RECORDS FOR THE EXERCISE:
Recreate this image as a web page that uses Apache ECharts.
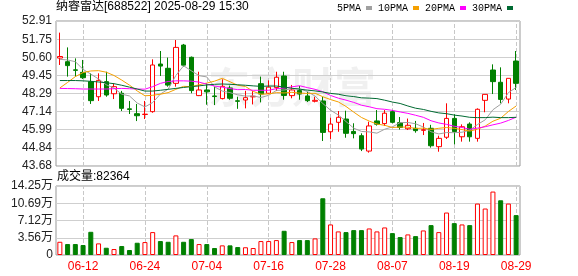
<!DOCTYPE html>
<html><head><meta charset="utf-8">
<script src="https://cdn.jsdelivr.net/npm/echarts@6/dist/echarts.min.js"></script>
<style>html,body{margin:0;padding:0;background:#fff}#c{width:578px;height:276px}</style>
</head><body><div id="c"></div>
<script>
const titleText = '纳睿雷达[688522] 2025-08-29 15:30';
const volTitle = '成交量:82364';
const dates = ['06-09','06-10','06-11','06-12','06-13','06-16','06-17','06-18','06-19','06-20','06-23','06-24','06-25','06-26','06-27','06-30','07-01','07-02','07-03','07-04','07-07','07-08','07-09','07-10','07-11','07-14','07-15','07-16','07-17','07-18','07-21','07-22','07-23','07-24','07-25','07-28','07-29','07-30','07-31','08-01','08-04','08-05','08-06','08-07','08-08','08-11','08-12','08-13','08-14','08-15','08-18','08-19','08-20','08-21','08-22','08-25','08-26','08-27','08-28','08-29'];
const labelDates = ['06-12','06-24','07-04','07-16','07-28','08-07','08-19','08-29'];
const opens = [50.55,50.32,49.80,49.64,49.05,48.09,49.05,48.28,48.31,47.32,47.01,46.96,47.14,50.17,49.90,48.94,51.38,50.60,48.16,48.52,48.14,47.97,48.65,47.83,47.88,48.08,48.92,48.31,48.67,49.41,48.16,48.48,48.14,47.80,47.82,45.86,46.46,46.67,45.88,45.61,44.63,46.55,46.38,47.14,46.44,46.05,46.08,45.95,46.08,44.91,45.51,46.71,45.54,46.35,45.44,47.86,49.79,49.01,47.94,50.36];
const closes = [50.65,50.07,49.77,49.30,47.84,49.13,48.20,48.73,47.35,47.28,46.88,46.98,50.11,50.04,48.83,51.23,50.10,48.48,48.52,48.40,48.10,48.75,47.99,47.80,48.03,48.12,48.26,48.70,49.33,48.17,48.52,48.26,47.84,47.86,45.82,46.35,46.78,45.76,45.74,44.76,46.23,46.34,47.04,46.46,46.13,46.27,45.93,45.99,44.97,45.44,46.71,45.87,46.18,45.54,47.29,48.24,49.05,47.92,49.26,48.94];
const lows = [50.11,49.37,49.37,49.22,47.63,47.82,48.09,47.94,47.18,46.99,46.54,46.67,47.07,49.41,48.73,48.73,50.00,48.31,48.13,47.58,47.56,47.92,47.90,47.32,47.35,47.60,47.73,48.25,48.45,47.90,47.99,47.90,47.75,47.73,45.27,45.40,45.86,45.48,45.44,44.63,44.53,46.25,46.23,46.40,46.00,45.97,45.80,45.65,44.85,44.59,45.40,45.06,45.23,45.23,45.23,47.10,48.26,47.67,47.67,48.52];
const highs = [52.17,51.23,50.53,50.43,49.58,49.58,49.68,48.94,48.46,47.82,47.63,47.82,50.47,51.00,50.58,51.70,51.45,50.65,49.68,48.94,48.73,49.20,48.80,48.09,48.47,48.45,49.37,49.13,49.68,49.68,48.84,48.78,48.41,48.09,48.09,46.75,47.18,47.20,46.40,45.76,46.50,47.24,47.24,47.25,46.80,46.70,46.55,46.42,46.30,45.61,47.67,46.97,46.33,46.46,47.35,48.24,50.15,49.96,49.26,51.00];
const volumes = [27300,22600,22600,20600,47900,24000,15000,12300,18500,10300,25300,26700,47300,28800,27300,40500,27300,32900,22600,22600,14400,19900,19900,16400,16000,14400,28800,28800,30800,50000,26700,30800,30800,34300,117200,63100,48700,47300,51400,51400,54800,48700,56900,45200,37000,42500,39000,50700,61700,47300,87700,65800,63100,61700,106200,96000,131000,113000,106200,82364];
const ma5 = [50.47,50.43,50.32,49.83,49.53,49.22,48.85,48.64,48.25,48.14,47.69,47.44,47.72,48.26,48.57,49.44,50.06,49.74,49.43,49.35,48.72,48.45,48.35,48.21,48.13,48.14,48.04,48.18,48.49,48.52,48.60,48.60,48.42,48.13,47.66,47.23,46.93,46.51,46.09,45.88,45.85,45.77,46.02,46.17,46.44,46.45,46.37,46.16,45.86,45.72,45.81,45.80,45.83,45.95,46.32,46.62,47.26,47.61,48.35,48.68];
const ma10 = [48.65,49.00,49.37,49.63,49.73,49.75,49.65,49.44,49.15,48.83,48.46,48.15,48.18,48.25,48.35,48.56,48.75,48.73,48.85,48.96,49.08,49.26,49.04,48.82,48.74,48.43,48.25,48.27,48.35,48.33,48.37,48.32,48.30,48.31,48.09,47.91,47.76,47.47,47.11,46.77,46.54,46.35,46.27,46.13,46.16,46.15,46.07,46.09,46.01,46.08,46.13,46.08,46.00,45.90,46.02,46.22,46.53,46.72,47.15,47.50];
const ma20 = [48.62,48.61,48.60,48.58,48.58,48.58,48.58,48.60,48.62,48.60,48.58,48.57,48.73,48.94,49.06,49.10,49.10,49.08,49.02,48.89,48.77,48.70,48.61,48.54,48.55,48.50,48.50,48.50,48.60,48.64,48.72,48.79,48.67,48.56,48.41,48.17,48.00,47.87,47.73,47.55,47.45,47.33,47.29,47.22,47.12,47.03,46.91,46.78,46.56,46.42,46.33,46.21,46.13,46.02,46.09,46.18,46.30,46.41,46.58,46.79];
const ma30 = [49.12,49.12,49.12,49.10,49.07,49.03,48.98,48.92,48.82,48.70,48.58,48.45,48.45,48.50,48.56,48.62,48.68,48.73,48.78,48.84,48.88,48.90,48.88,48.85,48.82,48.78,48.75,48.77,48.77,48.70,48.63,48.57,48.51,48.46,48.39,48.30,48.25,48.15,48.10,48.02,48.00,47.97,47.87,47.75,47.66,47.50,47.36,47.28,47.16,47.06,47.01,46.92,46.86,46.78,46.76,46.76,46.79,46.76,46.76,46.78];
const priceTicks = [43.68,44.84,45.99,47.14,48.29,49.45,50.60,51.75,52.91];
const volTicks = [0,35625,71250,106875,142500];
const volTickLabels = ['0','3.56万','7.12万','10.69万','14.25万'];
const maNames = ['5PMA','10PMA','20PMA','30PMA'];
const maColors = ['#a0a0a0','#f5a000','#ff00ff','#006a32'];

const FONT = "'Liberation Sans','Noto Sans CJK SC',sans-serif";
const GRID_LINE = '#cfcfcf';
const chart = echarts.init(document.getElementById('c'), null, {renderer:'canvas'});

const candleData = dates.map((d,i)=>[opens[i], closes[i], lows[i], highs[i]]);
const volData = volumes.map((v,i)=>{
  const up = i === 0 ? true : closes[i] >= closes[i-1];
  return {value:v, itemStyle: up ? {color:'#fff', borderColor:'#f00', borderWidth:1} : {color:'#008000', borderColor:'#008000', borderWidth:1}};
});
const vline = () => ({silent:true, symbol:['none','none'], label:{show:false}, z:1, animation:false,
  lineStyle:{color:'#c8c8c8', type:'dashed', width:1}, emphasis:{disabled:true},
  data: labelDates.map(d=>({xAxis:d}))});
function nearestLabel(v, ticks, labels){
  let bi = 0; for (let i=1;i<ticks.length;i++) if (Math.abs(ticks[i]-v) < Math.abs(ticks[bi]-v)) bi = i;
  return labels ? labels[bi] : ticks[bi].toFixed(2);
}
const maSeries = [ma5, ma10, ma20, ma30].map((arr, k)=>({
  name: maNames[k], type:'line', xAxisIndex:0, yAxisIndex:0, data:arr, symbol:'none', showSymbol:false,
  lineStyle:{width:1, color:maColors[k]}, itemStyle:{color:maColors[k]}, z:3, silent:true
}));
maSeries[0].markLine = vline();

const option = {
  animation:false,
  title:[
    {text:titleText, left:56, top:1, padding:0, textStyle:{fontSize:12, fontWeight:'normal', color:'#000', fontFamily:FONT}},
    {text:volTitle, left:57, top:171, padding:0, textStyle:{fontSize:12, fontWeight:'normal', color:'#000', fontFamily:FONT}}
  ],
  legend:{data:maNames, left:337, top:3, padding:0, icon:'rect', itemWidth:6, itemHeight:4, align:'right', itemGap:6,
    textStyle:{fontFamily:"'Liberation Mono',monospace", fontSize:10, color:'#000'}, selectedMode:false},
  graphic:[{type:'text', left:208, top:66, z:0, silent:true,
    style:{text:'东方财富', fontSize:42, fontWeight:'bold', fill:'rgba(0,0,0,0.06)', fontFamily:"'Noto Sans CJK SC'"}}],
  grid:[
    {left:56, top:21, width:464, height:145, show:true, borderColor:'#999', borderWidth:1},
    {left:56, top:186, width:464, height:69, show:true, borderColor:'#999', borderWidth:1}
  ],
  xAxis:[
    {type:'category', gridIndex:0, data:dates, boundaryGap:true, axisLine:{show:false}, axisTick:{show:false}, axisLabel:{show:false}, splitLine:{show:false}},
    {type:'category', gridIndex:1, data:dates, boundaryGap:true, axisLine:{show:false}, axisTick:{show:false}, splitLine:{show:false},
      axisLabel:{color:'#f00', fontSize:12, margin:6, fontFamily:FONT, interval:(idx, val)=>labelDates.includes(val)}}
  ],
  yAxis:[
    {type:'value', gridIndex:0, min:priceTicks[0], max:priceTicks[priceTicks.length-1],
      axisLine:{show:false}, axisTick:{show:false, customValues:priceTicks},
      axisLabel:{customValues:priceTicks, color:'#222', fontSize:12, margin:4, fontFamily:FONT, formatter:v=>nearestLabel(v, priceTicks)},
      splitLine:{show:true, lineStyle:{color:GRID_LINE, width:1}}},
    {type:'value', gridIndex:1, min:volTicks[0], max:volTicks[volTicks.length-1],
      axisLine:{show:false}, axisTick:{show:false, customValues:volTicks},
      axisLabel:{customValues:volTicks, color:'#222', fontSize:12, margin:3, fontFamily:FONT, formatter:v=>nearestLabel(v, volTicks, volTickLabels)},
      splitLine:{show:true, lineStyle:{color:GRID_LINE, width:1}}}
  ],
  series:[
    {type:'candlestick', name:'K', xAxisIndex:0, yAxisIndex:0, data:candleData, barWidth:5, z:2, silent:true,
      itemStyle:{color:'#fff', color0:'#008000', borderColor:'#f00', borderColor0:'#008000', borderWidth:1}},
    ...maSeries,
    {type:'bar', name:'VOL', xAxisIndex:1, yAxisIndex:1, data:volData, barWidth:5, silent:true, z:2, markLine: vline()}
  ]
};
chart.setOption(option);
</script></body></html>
--
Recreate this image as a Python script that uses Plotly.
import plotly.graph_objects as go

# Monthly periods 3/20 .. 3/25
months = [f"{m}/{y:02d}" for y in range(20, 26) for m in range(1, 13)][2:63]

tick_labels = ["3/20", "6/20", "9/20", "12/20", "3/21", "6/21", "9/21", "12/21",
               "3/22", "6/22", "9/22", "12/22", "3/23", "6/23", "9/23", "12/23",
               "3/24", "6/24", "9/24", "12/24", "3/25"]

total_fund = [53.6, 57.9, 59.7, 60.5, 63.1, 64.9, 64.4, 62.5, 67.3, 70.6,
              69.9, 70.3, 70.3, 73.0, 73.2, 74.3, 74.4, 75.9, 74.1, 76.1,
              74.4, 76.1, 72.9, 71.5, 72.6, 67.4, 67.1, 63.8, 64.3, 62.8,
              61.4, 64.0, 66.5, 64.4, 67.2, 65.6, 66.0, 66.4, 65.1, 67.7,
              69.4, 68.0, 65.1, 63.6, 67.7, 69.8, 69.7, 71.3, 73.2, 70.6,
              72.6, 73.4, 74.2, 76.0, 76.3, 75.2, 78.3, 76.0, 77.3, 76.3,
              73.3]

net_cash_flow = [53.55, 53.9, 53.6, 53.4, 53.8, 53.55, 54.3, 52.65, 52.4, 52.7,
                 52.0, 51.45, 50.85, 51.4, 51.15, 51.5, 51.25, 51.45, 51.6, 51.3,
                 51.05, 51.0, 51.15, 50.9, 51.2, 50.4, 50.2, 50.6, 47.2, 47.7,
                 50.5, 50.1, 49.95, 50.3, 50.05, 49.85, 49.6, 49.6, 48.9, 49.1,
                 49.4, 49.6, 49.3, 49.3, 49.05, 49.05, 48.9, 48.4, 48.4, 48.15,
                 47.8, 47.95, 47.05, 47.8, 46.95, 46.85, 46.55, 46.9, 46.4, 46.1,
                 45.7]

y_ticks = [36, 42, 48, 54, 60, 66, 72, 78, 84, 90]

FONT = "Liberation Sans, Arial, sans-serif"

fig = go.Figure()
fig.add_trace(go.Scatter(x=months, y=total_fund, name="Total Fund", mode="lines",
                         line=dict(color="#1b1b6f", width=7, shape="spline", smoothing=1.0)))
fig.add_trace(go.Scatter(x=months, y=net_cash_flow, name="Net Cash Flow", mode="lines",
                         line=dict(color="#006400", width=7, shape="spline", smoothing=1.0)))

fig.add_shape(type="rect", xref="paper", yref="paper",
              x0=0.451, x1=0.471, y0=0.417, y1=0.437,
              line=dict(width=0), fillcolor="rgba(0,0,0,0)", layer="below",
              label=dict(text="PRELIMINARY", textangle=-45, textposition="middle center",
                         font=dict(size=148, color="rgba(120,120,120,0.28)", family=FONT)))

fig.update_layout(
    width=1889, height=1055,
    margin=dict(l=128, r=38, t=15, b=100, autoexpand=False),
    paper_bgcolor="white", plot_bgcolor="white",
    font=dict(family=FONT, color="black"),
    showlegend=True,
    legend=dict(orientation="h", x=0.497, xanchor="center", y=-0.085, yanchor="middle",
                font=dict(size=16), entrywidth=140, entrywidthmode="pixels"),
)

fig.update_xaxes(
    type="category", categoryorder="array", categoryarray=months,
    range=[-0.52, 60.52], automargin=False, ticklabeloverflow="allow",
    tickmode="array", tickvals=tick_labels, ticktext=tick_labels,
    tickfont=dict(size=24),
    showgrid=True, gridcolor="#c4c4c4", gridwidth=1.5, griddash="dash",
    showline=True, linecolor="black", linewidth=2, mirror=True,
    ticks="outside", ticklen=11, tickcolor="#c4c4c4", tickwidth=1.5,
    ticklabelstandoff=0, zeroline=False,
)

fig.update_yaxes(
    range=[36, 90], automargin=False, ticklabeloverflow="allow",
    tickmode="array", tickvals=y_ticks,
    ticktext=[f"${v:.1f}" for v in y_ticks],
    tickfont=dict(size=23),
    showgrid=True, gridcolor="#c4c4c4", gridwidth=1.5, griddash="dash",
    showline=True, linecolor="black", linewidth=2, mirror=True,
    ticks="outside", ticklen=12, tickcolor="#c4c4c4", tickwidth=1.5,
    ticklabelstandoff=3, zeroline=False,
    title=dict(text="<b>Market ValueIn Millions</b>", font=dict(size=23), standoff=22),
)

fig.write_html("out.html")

GIVEN EXERCISE: Show the lines of the material that contain the word "uses".

TASK OUTPUT:
Recreate this image as a web page that uses Apache ECharts.
Recreate this image as a Python script that uses Plotly.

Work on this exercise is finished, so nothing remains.